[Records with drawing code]

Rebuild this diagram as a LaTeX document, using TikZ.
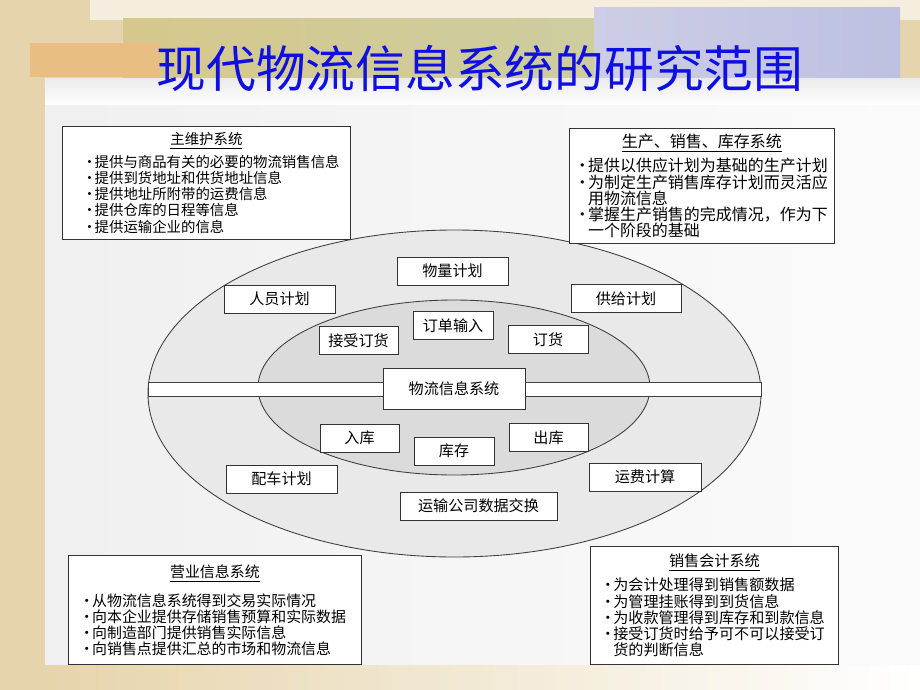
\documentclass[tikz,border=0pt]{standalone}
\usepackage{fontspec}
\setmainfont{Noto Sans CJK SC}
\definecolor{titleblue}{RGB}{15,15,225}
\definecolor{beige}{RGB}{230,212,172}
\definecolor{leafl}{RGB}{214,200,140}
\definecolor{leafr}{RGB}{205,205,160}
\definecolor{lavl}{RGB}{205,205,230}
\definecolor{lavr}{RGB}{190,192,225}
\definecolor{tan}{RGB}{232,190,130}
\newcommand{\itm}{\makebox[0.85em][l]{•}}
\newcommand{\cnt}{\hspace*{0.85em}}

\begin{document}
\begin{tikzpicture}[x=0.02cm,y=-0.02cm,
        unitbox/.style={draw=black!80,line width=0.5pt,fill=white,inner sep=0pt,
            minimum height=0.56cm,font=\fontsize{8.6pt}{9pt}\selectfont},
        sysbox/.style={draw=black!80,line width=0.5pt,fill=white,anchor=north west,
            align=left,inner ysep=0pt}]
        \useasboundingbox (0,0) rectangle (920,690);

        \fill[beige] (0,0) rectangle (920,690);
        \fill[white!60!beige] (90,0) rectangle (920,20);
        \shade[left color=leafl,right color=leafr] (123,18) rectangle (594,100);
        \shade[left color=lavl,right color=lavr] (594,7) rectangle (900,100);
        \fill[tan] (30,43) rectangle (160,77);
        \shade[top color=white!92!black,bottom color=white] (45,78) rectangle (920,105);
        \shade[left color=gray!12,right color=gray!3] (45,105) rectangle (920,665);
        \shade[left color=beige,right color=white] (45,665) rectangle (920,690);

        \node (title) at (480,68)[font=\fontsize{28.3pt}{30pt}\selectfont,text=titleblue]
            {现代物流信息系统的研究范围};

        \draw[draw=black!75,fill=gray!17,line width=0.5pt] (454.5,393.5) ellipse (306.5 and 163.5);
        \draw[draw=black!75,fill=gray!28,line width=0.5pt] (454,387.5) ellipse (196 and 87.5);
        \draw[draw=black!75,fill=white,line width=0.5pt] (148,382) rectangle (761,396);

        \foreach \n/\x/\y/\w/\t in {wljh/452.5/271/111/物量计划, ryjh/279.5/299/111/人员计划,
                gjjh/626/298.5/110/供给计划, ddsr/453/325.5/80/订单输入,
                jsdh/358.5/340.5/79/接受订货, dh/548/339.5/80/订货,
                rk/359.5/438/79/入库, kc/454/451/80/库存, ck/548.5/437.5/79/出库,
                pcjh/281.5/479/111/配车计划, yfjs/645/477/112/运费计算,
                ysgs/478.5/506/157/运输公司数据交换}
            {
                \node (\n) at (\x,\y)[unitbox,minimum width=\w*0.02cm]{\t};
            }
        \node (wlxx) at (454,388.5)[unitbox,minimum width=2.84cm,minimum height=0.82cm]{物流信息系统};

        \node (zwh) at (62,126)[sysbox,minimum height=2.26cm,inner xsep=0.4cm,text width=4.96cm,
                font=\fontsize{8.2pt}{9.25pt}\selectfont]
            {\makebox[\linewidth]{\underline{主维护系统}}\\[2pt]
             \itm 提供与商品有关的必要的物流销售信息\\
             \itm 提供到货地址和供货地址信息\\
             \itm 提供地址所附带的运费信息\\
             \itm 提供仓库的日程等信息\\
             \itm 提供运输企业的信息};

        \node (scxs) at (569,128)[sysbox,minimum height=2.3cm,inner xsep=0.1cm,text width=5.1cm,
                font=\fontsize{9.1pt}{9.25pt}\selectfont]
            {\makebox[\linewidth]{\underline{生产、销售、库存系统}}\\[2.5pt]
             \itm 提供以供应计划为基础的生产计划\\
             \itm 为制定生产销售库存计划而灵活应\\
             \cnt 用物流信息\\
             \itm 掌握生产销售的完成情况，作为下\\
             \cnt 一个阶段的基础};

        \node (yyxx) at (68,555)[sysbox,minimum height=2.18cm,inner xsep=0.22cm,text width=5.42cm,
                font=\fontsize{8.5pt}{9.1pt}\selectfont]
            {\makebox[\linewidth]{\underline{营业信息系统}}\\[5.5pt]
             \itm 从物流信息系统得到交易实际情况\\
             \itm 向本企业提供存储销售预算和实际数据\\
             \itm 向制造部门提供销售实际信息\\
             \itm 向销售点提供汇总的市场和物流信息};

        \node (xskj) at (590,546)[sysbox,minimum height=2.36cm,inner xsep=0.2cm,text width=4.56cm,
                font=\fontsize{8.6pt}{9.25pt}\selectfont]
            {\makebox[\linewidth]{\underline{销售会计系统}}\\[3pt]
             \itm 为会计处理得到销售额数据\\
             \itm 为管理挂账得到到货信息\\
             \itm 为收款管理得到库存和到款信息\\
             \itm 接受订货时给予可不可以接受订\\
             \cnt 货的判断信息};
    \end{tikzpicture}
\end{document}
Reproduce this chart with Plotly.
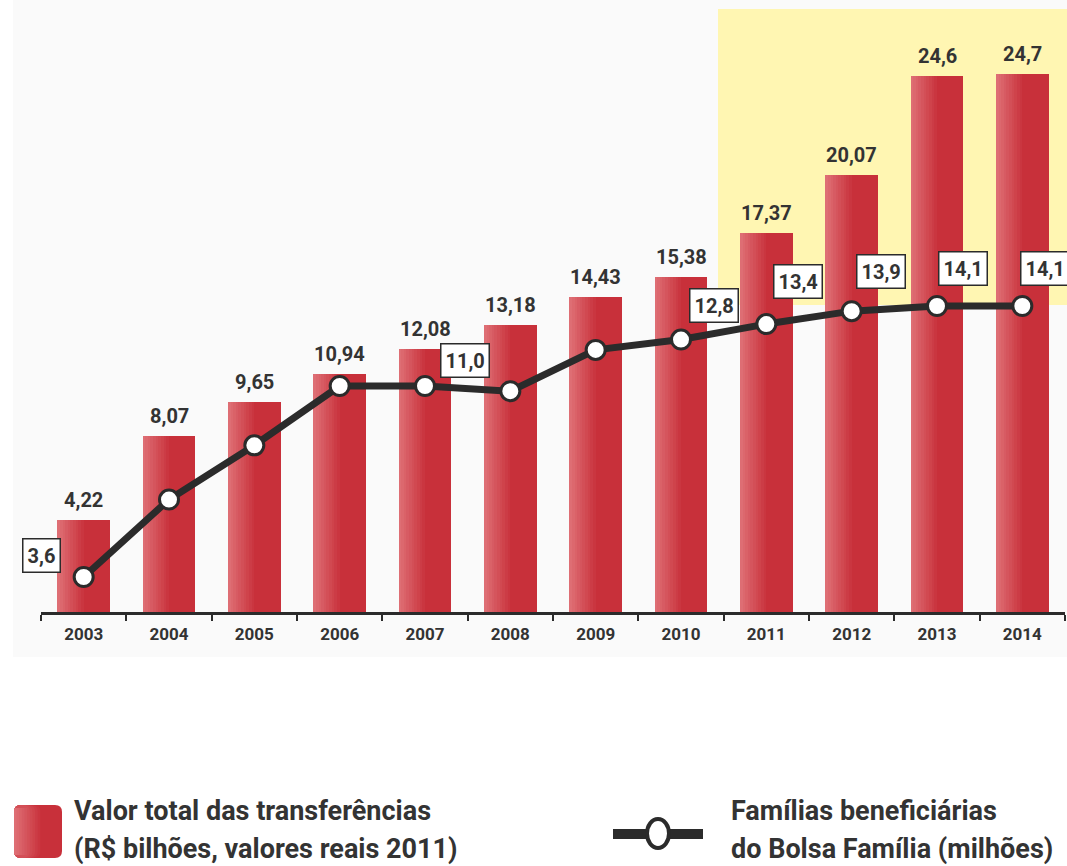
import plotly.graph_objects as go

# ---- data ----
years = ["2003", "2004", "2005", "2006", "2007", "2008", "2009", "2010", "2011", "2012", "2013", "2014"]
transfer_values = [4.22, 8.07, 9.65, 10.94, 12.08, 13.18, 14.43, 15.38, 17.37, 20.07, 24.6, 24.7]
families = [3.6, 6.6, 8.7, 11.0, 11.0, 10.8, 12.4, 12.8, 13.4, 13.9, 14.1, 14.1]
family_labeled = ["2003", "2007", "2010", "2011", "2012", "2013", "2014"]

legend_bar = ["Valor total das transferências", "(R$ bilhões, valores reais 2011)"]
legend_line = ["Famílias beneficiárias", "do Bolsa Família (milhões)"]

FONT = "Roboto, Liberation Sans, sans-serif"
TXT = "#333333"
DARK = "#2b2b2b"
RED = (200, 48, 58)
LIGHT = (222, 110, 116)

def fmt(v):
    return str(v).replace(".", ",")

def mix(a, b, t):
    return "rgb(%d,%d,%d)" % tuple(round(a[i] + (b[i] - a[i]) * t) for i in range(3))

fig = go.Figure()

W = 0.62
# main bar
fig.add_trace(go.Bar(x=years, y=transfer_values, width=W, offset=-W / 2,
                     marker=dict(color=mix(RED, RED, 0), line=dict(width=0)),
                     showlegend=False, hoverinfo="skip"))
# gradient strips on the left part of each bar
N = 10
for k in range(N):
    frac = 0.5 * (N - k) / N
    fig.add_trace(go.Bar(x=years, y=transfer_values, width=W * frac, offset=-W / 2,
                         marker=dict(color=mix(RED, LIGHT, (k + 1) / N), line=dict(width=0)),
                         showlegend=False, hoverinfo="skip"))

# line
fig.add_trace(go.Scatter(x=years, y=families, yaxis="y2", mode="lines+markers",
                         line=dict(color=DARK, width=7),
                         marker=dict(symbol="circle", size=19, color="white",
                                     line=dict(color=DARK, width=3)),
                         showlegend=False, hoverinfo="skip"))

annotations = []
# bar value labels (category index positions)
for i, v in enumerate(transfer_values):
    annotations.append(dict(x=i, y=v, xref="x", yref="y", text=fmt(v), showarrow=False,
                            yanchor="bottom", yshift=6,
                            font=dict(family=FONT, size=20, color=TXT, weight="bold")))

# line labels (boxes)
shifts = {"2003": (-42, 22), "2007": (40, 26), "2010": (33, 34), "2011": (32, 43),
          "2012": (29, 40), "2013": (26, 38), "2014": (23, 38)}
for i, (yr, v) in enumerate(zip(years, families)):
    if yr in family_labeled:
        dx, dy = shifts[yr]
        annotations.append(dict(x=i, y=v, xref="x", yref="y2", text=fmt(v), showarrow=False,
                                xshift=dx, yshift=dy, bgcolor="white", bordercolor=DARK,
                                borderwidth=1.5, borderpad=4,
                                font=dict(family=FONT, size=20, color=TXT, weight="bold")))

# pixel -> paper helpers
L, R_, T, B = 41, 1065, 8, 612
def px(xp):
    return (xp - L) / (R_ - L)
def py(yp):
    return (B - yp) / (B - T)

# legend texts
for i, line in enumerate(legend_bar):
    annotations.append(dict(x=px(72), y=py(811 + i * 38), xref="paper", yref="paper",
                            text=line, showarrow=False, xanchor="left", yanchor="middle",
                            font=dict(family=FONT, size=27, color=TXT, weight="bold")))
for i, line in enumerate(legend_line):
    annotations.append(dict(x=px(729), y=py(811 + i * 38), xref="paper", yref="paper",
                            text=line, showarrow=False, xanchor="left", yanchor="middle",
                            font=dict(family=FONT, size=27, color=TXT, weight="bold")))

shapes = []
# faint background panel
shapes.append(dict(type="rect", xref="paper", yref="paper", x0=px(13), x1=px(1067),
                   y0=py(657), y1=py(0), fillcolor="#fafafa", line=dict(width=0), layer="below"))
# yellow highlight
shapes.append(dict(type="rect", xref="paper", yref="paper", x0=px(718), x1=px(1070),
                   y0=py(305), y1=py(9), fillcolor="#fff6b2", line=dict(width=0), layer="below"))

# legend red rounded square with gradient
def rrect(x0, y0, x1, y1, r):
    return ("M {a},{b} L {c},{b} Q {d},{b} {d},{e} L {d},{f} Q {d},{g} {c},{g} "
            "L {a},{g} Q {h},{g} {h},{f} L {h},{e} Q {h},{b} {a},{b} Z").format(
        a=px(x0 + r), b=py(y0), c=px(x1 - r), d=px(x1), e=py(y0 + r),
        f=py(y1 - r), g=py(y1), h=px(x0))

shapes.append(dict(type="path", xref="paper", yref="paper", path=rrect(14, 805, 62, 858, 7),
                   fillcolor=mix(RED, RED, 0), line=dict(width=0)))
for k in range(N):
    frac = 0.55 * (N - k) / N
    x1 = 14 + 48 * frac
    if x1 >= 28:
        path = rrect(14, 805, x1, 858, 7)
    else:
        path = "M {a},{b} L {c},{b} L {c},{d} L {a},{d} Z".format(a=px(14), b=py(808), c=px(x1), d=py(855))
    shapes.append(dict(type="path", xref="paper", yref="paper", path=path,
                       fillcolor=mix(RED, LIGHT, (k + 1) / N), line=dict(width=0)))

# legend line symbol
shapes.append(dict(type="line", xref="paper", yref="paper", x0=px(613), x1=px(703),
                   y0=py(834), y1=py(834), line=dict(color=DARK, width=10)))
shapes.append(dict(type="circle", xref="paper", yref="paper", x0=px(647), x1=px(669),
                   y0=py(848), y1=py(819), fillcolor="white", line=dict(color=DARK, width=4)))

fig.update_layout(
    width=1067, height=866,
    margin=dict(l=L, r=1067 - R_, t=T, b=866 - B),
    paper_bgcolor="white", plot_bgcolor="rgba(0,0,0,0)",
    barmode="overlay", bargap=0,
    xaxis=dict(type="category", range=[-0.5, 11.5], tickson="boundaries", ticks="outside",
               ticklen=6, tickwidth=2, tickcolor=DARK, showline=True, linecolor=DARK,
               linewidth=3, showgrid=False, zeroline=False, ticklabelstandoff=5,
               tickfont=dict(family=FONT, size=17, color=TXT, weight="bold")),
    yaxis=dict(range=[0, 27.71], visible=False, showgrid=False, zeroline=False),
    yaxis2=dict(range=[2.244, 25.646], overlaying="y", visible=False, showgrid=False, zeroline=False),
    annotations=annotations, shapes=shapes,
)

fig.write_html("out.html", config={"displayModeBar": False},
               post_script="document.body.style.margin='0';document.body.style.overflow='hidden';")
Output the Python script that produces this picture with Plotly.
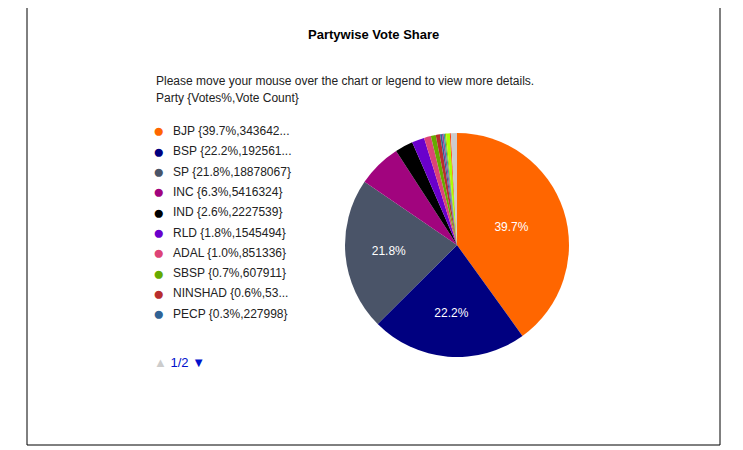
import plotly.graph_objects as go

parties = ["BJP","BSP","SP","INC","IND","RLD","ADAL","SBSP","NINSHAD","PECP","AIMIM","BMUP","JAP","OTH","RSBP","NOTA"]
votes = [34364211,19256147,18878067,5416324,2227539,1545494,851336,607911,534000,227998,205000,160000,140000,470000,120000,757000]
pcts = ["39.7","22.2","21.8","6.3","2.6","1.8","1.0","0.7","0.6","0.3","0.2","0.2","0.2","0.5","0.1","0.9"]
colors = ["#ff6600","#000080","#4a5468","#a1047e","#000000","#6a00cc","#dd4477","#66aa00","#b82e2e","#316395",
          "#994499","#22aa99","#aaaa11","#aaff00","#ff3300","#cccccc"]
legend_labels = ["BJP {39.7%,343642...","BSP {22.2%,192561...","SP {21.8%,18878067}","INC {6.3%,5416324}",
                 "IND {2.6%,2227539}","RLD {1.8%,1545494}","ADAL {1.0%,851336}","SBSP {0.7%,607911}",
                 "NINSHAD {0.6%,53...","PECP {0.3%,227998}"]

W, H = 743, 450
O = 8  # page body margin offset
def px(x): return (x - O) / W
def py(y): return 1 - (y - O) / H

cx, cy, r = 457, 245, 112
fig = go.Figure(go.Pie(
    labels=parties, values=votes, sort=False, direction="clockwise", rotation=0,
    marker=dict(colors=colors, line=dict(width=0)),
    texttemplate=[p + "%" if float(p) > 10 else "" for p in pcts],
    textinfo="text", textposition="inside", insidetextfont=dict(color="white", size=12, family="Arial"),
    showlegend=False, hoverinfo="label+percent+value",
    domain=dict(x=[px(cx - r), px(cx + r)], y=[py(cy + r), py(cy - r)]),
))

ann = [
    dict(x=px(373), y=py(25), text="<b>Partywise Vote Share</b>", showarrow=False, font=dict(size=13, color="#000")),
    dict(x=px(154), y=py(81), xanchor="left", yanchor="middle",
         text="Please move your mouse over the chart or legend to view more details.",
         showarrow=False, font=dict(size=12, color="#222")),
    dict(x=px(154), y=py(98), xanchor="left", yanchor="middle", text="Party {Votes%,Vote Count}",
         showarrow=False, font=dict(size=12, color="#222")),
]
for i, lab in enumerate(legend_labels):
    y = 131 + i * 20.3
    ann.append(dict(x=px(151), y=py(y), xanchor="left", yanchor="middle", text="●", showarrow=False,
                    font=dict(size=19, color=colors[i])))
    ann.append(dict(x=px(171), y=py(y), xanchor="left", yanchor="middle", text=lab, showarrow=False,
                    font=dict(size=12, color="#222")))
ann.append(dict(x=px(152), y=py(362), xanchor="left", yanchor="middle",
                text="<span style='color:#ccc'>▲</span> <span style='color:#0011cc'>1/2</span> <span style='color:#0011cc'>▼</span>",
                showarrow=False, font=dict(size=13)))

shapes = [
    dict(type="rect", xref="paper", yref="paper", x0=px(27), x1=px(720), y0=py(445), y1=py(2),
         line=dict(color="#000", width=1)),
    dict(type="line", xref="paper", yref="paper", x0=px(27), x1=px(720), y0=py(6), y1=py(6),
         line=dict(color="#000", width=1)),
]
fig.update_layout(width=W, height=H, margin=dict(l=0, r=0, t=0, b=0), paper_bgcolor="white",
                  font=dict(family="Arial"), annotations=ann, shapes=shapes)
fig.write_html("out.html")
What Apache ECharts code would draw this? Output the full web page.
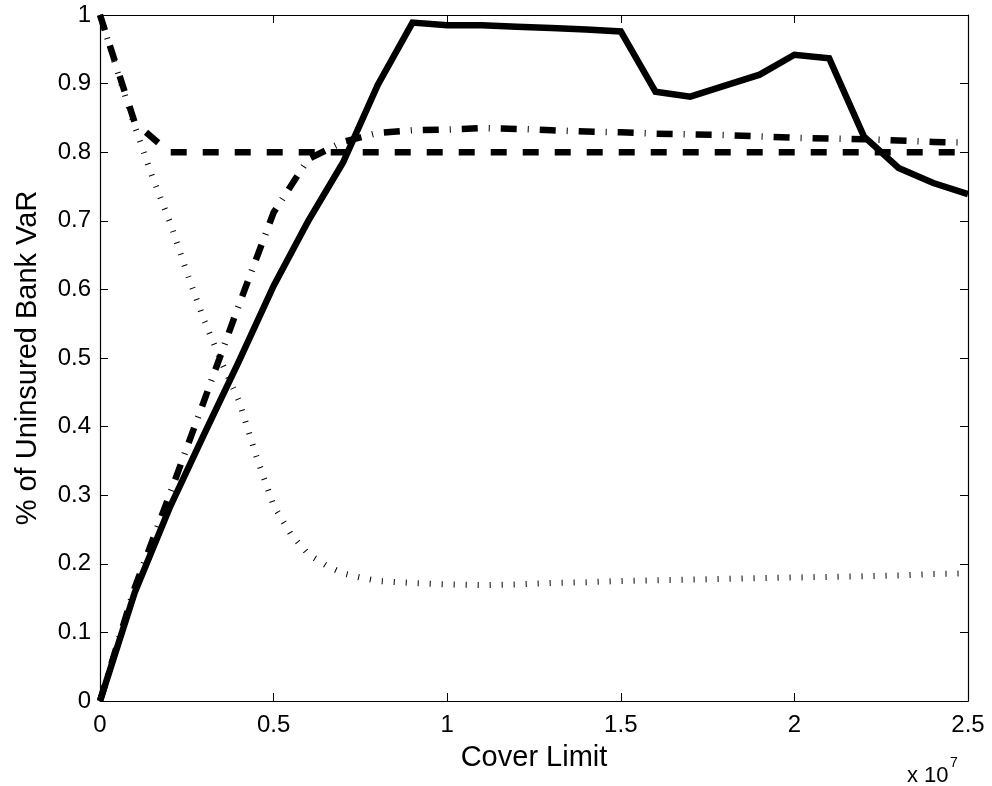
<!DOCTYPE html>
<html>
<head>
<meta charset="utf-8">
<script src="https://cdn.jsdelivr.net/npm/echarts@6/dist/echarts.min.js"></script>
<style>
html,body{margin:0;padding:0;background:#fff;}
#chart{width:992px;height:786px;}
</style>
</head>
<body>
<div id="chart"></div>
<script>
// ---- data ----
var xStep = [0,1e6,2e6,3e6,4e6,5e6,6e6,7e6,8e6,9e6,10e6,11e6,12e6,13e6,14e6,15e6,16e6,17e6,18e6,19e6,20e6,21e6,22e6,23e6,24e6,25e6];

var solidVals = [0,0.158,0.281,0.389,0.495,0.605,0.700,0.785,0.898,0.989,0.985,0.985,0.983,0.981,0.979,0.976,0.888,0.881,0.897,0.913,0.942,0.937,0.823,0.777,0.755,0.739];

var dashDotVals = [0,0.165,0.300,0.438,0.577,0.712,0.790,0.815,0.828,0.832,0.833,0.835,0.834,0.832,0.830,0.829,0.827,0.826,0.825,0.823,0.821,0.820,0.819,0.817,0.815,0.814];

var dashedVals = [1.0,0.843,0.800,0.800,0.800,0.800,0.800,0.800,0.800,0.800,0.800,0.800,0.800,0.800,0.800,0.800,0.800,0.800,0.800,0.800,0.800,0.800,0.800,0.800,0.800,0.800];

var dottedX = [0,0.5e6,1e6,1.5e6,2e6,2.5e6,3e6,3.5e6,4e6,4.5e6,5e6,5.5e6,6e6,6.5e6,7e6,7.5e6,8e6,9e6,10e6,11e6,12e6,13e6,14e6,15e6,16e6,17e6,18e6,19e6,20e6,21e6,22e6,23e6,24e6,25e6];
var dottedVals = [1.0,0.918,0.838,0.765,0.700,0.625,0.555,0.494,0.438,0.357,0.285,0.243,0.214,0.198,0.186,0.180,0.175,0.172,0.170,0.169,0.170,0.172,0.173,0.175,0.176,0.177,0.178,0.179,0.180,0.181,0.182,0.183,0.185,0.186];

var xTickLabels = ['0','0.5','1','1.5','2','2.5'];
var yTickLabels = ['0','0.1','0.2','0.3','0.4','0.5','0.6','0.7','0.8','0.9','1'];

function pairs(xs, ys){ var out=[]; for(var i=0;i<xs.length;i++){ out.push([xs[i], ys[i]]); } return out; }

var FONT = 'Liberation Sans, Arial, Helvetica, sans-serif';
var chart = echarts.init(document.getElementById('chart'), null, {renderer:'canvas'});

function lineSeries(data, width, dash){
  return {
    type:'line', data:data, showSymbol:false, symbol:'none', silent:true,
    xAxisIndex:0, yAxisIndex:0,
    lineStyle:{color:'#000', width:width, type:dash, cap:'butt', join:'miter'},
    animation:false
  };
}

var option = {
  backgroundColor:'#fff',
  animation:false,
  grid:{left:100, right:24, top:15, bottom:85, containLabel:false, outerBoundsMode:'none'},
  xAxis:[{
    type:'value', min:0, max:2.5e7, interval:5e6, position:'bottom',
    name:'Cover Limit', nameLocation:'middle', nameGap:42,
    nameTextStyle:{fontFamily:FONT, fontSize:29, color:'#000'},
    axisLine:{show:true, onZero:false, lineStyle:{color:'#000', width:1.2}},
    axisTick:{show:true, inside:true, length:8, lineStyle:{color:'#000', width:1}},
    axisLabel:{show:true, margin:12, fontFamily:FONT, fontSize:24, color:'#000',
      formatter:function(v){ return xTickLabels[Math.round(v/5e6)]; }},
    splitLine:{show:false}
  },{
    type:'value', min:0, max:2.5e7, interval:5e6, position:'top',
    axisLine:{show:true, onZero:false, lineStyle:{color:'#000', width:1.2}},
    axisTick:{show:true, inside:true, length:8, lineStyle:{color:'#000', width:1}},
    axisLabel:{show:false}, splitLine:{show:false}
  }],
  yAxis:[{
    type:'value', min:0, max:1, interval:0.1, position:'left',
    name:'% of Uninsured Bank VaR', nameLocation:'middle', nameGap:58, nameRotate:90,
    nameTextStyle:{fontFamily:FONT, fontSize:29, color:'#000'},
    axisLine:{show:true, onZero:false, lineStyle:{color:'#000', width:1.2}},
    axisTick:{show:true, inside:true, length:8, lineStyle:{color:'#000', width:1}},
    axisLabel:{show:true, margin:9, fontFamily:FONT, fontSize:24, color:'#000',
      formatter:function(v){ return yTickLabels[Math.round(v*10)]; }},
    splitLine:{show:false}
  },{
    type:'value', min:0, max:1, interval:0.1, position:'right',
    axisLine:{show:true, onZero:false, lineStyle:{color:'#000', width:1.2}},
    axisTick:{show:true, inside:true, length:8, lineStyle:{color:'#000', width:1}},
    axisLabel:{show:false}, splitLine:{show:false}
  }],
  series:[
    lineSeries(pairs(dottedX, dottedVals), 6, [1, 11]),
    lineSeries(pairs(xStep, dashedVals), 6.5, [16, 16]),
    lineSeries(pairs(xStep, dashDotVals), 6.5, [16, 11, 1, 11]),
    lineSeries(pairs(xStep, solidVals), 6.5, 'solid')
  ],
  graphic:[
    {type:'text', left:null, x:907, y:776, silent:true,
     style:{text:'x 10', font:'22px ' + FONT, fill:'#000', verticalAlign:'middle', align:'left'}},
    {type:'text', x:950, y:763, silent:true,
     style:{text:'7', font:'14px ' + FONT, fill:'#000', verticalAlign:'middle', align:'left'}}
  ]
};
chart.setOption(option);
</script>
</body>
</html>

Objective —
Above are some entries; copy exactly the lines from the line with "Reproduce this chart with Plotly." through the line with "i in range(3))", both included, but none of the pictures.

Result for this exercise —
Reproduce this chart with Plotly.
import plotly.graph_objects as go

# ---- data ----
years = ["2003", "2004", "2005", "2006", "2007", "2008", "2009", "2010", "2011", "2012", "2013", "2014"]
transfer_values = [4.22, 8.07, 9.65, 10.94, 12.08, 13.18, 14.43, 15.38, 17.37, 20.07, 24.6, 24.7]
families = [3.6, 6.6, 8.7, 11.0, 11.0, 10.8, 12.4, 12.8, 13.4, 13.9, 14.1, 14.1]
family_labeled = ["2003", "2007", "2010", "2011", "2012", "2013", "2014"]

legend_bar = ["Valor total das transferências", "(R$ bilhões, valores reais 2011)"]
legend_line = ["Famílias beneficiárias", "do Bolsa Família (milhões)"]

FONT = "Roboto, Liberation Sans, sans-serif"
TXT = "#333333"
DARK = "#2b2b2b"
RED = (200, 48, 58)
LIGHT = (222, 110, 116)

def fmt(v):
    return str(v).replace(".", ",")

def mix(a, b, t):
    return "rgb(%d,%d,%d)" % tuple(round(a[i] + (b[i] - a[i]) * t) for i in range(3))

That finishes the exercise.